Putting in the emitter resistors breaks the relationship. We can run high current for good slewing, yet set the gain relationship lower and stable. That's old news; in fact we didn't have slew trouble when we "had" to use emitter resistors just to control offset voltage (or when even good transistors had high ohmic emitter resistance), the problem came with good consistent BJTs that could be used without emitter resistance.

But by the nature of the beast, the required resistor is sure to increase noise voltage. Naked noise is related to 1/Gm, and to get any benefit the added resistor has to be larger and thus more noise voltage than the BJT.

Deane saw the noise improvement possible with "small" inductors. He picked values that are low noise up well beyond the audio band. Supersonic noise rises a bit but that is not a problem.

It also jiggles both the compensation/slewrate factor, and the phase plot. You can pick a unity-gain frequency and not be locked into a 6dB/oct slant from there. You can decrease the size of the compensation cap and thus improve slew without loss of stability margin.

> The 30 Ohm emitter resistors are necessary for high frequency stability

Oh wait. If you mean coils without resistors, you get a 2-pole response with the compensation cap and certain instability. So in that sense they are necessary for stability.

> example of a similar but not identical concept, check page 545 of Tremaine, second edition. A 5mH inductor is used in series with the cathode of the input tube to cause the stage gain gain to fall at above-band frequencies, with little detriment to the AF gain.

Tremaine545.gif


First: note that Sams' draftsmen can't copy a schematic; R1 C1 surely go where I have drawn them, not in series with the 300K.

Hmmmm. Feedback amp with coil stuffed up the underside of the input device. Topologically it is identical to the 990 coils, except that HF gain falls to zero, not a fixed value. Slew is not a problem because input stage Gm is low, the main rolloff has gain after it, and anyway there isn't a lot of NFB going on to aid instability. Maybe just 8dB. You have to get two poles just right to be unstable there. The 5mH inductor actually tends to decrease stability here, but not enough to be a problem. It may also phase-shift enough to give a small ring followed by a steeper rolloff: such semi-stable gimmicks were popular in tubes.

Noise is not an issue. The noise resistance of the tube (say 3K) is higher than the circuit resistances (1.8K), and the transformed mike resistance is even higher (around 20K). Output noise is just mike thermal noise.

It is interesting prior art.
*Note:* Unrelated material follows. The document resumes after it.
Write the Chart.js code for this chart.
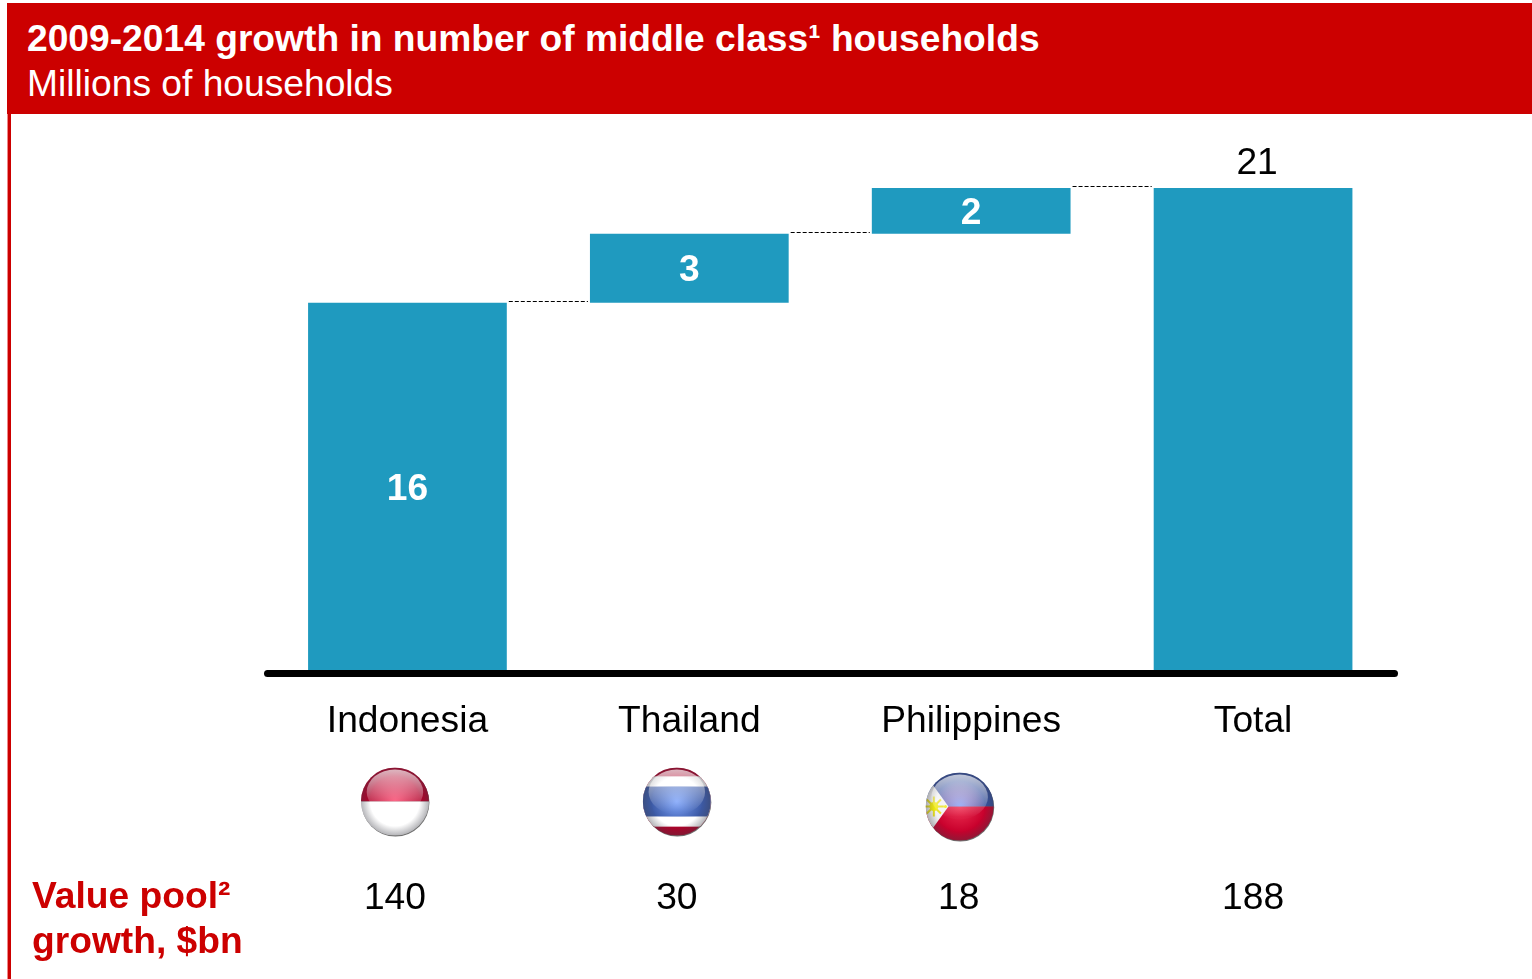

I doubt its designer foresaw how useful it would be with far hotter devices. Deane claimed on those improvements. How this published plan affects Deane's patent position, I have to leave to the lawyers. It could be that his claims are valid, yet unenforceable if the infringer claims some other reason for using a choke. Electronic patents have always been a screwy field, as bad as plows. Worse, because you can sketch a schematic in seconds but back when steel plows were high-tech you needed a model to get a patent. If you can draw something not already on file, and find some non-trivial claim for it, you can get a patent. (Today you don't even need a good claim.)
 
A 2-stage mic preamp with input bias current compensation and DC servo circuitry is not the easiest thing in the world to build PROPERLY. There are dozens, perhaps hundreds (even thousands) of little details that are critical, and take many years to learn.

Steve Hogan and I have been (in my humble opinion) extremely helpful and generous with information and some of the pieces to the large puzzle of the Jensen Twin Servo 990 Mic Preamp. I do the relatively crazy thing of including the complete schematic of my MPC-1 card in my M-1 data package. Likewise with the schematics for the MPC-600 and MPC-3000 cards in those data packages. I do this so that people will hopefully know what they are getting, and they will understand and appreciate the attention to detail, the rich Corinthian leather (oops, that's the Chrysler Cordova from the 1970s, commercial by Ricardo Montalban).

However, I would not be particularly thrilled if someone were to take all of this generously given information and turn it into a competing product. If someone wants to build a preamp or two for his or her personal use, have fun. A competitive product, I will not offer any blessings (to whatever extent, if any, my blessings are significant).

Yes, there is clean-room reverse-engineering, virgin work, etc. And my blessings don't amount to much legally (or, perhaps, in any way). Then there is respect. Or is there none of that left these days? Then there is capitalism. Competition of the free marketplace. And the proper balance of all of those things.

Well, that should be specific enough, and vague enough.

John Hardy
The John Hardy Co.
www.johnhardyco.com
 
[quote author="John Hardy"]However, I would not be particularly thrilled if someone were to take all of this generously given information and turn it into a competing product...[/quote]John, since you mention this I've always wanted to ask what the majority of the people who buy your 990s do with them? I don't know of any other commercial preamps using these. Beside DIYers like us buying them, do they go into custom consoles or something? I can't imagine people using someone?s op amp in a product without their blessing. Talk about biting the feeding hand... :shock:
 
the people on this forum who contribute regularly never have been a problem and so far as I can tell, probably never will be. Its the spineless scum manufacturers that just lurk here, never contribute and then many months later release a design that has been discussed in detail here that are the real problem. We should all consider this when posting anything that is close to our hearts. Big big big props to the designers who are bold enough to contribute here knowing very well that this is the case.

dave
 
After a nice chat on the phone with the company IP guy, I don't think I'll be posting the schematics and board layouts directly. If folks want the compiled genius of the forum, they can email and ask for it, and I'll likely respond, but I have absolutely no desire to enable the aforementioned spineless manufacturers to do what it is they do, and hopefully a little due-dilligance will keep things copasetic, which is I think all anyone wants around here :green: If they want it, they can figure it out themselves.

As always, more important things are taking over my life, so things are delayed, but not forgotten.

-dave
 
> I cannot find any error or bug in my spreadsheet

Your sheet is correct. I was misunderstanding the purpose of column E.